Contract intelligence platforms enable businesses to uncover millions of dollars in potential cost savings and revenues, accelerate deal closure times and reduce risk at the same time. 

Now the challenge becomes showing legal that it’s possible to improve your bottom line while ensuring compliance. 

The next time a colleague expresses frustration with your current contracting process and a desire to adopt contracting technology to help, circulate the following three questions internally: 

  1. Does the solution bring another dollar into the company? 
  2. Does the solution defer another dollar coming out of the company?
  3. Does the solution mitigate risk?

If you can’t answer “yes” to every question, the solution you’re considering isn’t a true contract intelligence platform.

Exercise: Identifying Shared Goals

These three exercise questions are designed to help legal, procurement, and finance teams realize that you do share priorities. In this section, we’ll illustrate how to communicate that to the right stakeholders. 

1. Does the solution bring another dollar into the company?* 

If the solution can help procurement negotiate a better deal or collect a rebate they would have otherwise missed, it’s a win for them. It’s also a win for finance, who relies on cash flow into the business to assess its fiscal health.  

If the solution also helps procurement negotiate contracts getting signed with your standard language, then the team is lowering risk in the process of accelerating revenue. That’s a win for procurement, finance, and legal.  

2. Does the solution defer another dollar coming out of the company? 

For example, if the solution enables procurement teams to manage supplier agreements more effectively, they can drive down direct procurement costs, improving gross margin and operating margin. Win for procurement, win for finance. 

The solution might also reduce “contract debt,” here represented by the time spent on manual post-signature processes (searching for old agreements). Here’s an example of how contract debt translates to lost money: say a company misses an auto-renewal, and commits to spending on a vendor that they intended to terminate.

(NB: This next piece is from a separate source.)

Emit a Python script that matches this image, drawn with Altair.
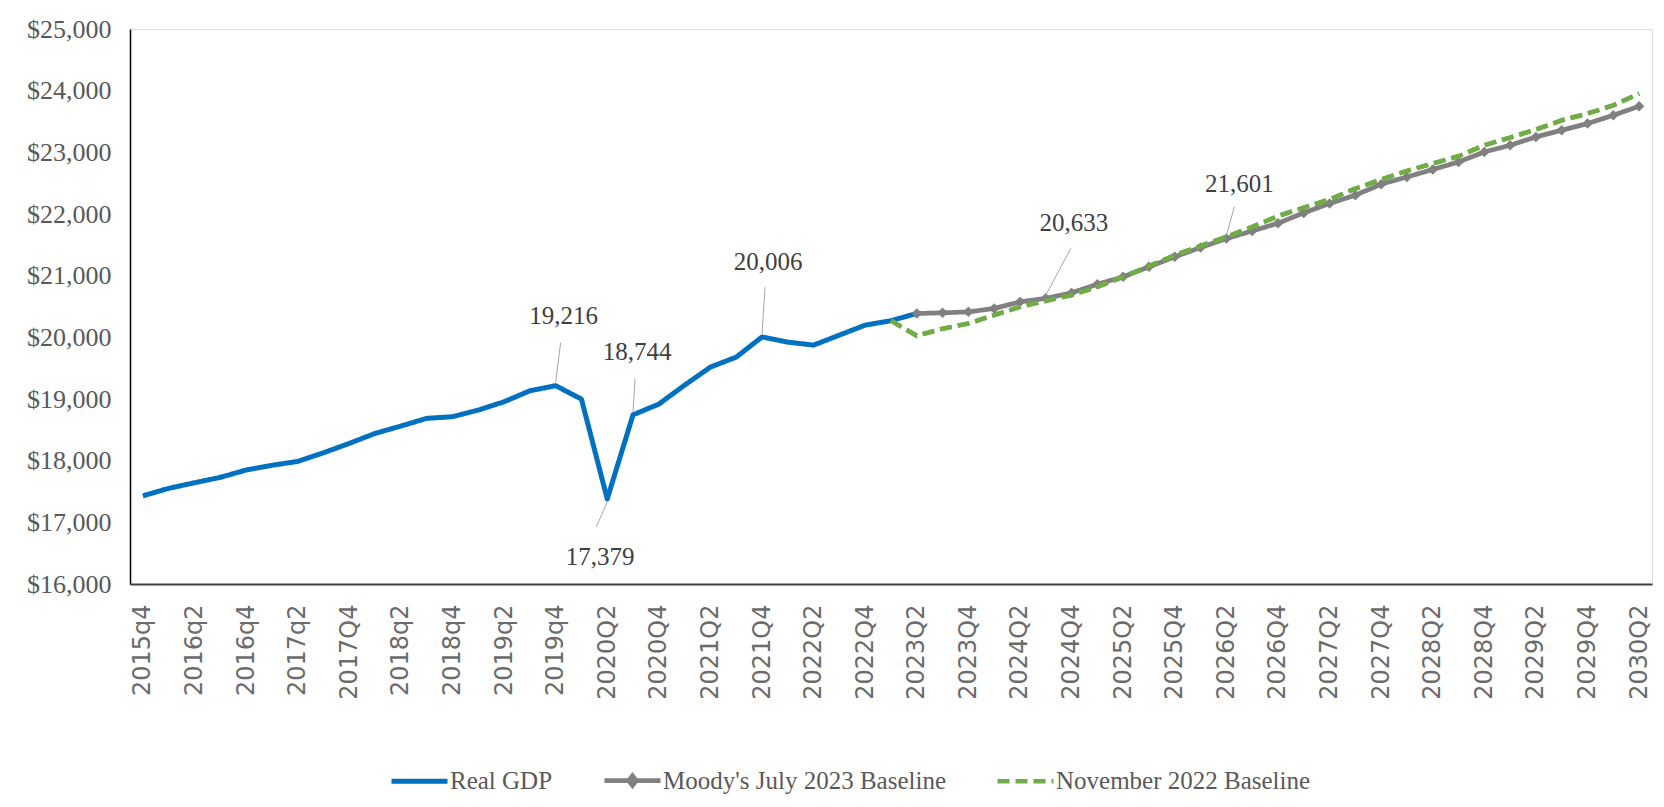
import altair as alt
import pandas as pd

# ---------------- data ----------------
quarters = [
    "2015q4",
    "2016q1", "2016q2", "2016q3", "2016q4",
    "2017q1", "2017q2", "2017q3", "2017Q4",
    "2018q1", "2018q2", "2018q3", "2018q4",
    "2019q1", "2019q2", "2019q3", "2019q4",
    "2020Q1", "2020Q2", "2020Q3", "2020Q4",
    "2021Q1", "2021Q2", "2021Q3", "2021Q4",
    "2022Q1", "2022Q2", "2022Q3", "2022Q4",
    "2023Q1", "2023Q2", "2023Q3", "2023Q4",
    "2024Q1", "2024Q2", "2024Q3", "2024Q4",
    "2025Q1", "2025Q2", "2025Q3", "2025Q4",
    "2026Q1", "2026Q2", "2026Q3", "2026Q4",
    "2027Q1", "2027Q2", "2027Q3", "2027Q4",
    "2028Q1", "2028Q2", "2028Q3", "2028Q4",
    "2029Q1", "2029Q2", "2029Q3", "2029Q4",
    "2030Q1", "2030Q2",
]
tick_labels = quarters[::2]

# Real GDP, 2015q4 .. 2023Q2
real_gdp = [17430, 17551, 17642, 17729, 17848, 17924, 17988, 18128, 18280,
            18442, 18561, 18686, 18712, 18820, 18955, 19133, 19216, 18998,
            17379, 18744, 18917, 19225, 19517, 19679, 20006, 19922, 19874,
            20036, 20198, 20270, 20387]
real_gdp_start = "2015q4"

# Moody's July 2023 Baseline, 2023Q2 .. 2030Q2
moodys = [20387, 20397, 20413, 20468, 20575, 20633, 20721, 20862, 20981,
          21143, 21305, 21457, 21601, 21725, 21850, 22018, 22170, 22305,
          22483, 22601, 22721, 22844, 23006, 23115, 23250, 23359, 23467,
          23601, 23747]
moodys_start = "2023Q2"

# November 2022 Baseline, 2023Q1 .. 2030Q2
nov22 = [20270, 20025, 20140, 20225, 20360, 20494, 20592, 20684, 20819,
         20981, 21154, 21332, 21483, 21630, 21790, 21965, 22105, 22235,
         22413, 22559, 22699, 22818, 22937, 23115, 23240, 23369, 23520,
         23628, 23763, 23953]
nov22_start = "2023Q1"

series_names = ["Real GDP", "Moody's July 2023 Baseline", "November 2022 Baseline"]
series_colors = ["#0070C0", "#808080", "#70AD47"]

# labelled points
ann_quarters = ["2019q4", "2020Q2", "2020Q3", "2021Q4", "2024Q3", "2026Q2"]
ann_values = [19216, 17379, 18744, 20006, 20633, 21601]
ann_texts = ["19,216", "17,379", "18,744", "20,006", "20,633", "21,601"]

y_ticks = [16000, 17000, 18000, 19000, 20000, 21000, 22000, 23000, 24000, 25000]

# ---------------- tables ----------------
def series_frame(values, start, name):
    i0 = quarters.index(start)
    return pd.DataFrame({"q": quarters[i0:i0 + len(values)], "v": values, "s": name})

df = pd.concat([
    series_frame(real_gdp, real_gdp_start, series_names[0]),
    series_frame(moodys, moodys_start, series_names[1]),
    series_frame(nov22, nov22_start, series_names[2]),
], ignore_index=True)

ann = pd.DataFrame({"q": ann_quarters, "v": ann_values, "t": ann_texts})

# ---------------- encodings ----------------
x_enc = alt.X("q:O", sort=quarters,
              scale=alt.Scale(type="point", padding=0.5, domain=quarters),
              axis=alt.Axis(values=tick_labels, labelAngle=-90, ticks=False, grid=False,
                            domainColor="#404040", domainWidth=2,
                            labelFont="DejaVu Sans", labelFontSize=24, labelColor="#6b6b6b",
                            labelPadding=20, title=None))
y_enc = alt.Y("v:Q", scale=alt.Scale(domain=[16000, 25000], nice=False, zero=False),
              axis=alt.Axis(values=y_ticks, format="$,.0f", ticks=False, grid=False,
                            domainColor="#000000", domainWidth=1.5,
                            labelFont="Liberation Serif", labelFontSize=26, labelColor="#595959",
                            labelPadding=19, title=None))

legend = alt.Legend(
    title=None, orient="none", direction="horizontal", legendX=259, legendY=721,
    symbolType=alt.ExprRef("datum.index === 1 ? 'M-1,0H1M0,-0.17L0.13,0L0,0.17L-0.13,0Z' : 'stroke'"),
    symbolSize=3136, symbolStrokeWidth=5,
    labelFont="Liberation Serif", labelFontSize=25, labelColor="#595959", labelLimit=500,
    labelOffset=0, columnPadding=42,
)

lines = alt.Chart(df).mark_line(strokeCap="butt", strokeJoin="round").encode(
    x=x_enc, y=y_enc,
    color=alt.Color("s:N", sort=series_names,
                    scale=alt.Scale(domain=series_names, range=series_colors),
                    legend=legend),
    strokeDash=alt.StrokeDash("s:N", sort=series_names,
                              scale=alt.Scale(domain=series_names, range=[[1, 0], [1, 0], [12, 6]]),
                              legend=None),
    strokeWidth=alt.StrokeWidth("s:N", sort=series_names,
                                scale=alt.Scale(domain=series_names, range=[5, 4.5, 4.5]),
                                legend=None),
)

gray_pts = alt.Chart(df).transform_filter(alt.datum.s == series_names[1]).mark_point(
    shape="diamond", filled=True, size=110, opacity=1, color=series_colors[1]
).encode(x=x_enc, y=y_enc)

green_top = alt.Chart(df).transform_filter(alt.datum.s == series_names[2]).mark_line(
    color=series_colors[2], strokeWidth=4.5, strokeDash=[12, 6]
).encode(x=x_enc, y=y_enc)

# annotation placement (pixels): label dx, dy and leader offsets
label_layout = {
    "2019q4": dict(dx=8, dy=-70, lx=5, ly=-43, sy=-3),
    "2020Q2": dict(dx=-7, dy=58, lx=-11, ly=28, sy=3),
    "2020Q3": dict(dx=4, dy=-63, lx=2, ly=-36, sy=-3),
    "2021Q4": dict(dx=6, dy=-75, lx=3, ly=-50, sy=-3),
    "2024Q3": dict(dx=28, dy=-75, lx=25, ly=-50, sy=-3),
    "2026Q2": dict(dx=13, dy=-55, lx=8, ly=-32, sy=-3),
}

ann_layers = []
for q in ann_quarters:
    p = label_layout[q]
    base = alt.Chart(ann).transform_filter(alt.datum.q == q)
    ann_layers.append(base.mark_rule(color="#a6a6a6", strokeWidth=1,
                                     yOffset=p["sy"], x2Offset=p["lx"], y2Offset=p["ly"]).encode(
        x=x_enc, y=y_enc, x2="q:O", y2="v:Q"))
    ann_layers.append(base.mark_text(font="Liberation Serif", fontSize=25, color="#404040",
                                     dx=p["dx"], dy=p["dy"], align="center", baseline="middle").encode(
        x=x_enc, y=y_enc, text="t:N"))

chart = alt.layer(
    lines, gray_pts, green_top, *ann_layers,
).properties(
    width=1522, height=555,
    padding={"left": 122, "top": 21, "right": 2, "bottom": 214},
    autosize=alt.AutoSizeParams(type="none"),
).configure_view(stroke=None).configure(background="white")

chart.save("out.html", embed_options={"renderer": "svg", "actions": False})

Or, they sign a vendor contract on a less favorable rate because they didn’t know they had a better rate with a different vendor.  

3. Does the solution mitigate risk? 

Compliance isn’t always a casualty of efficiency. With a contract intelligence platform, efficiency can actually enhance compliance. For example, if procurement can halve the time it usually takes to sign a mutual NDA, they’re mitigating risk by getting that IP-protecting document in place sooner rather than later. Efficiency win for procurement (faster NDA enforcement leads to faster negotiation) and big compliance win for legal.

Looking at the regulatory landscape over the last decade, it’s clear that privacy laws will only continue to become more complicated. Legal departments have to be dynamic in protecting the business, for example, by quickly responding to new regulations with addendums or checking existing contracts against regulations as they evolve. They can only do that by modernizing their workstreams and making contract intelligence a priority. Organizations that fail to adapt to new regulatory standards will face serious fines for non-compliance — making risk mitigation a key objective for finance, too.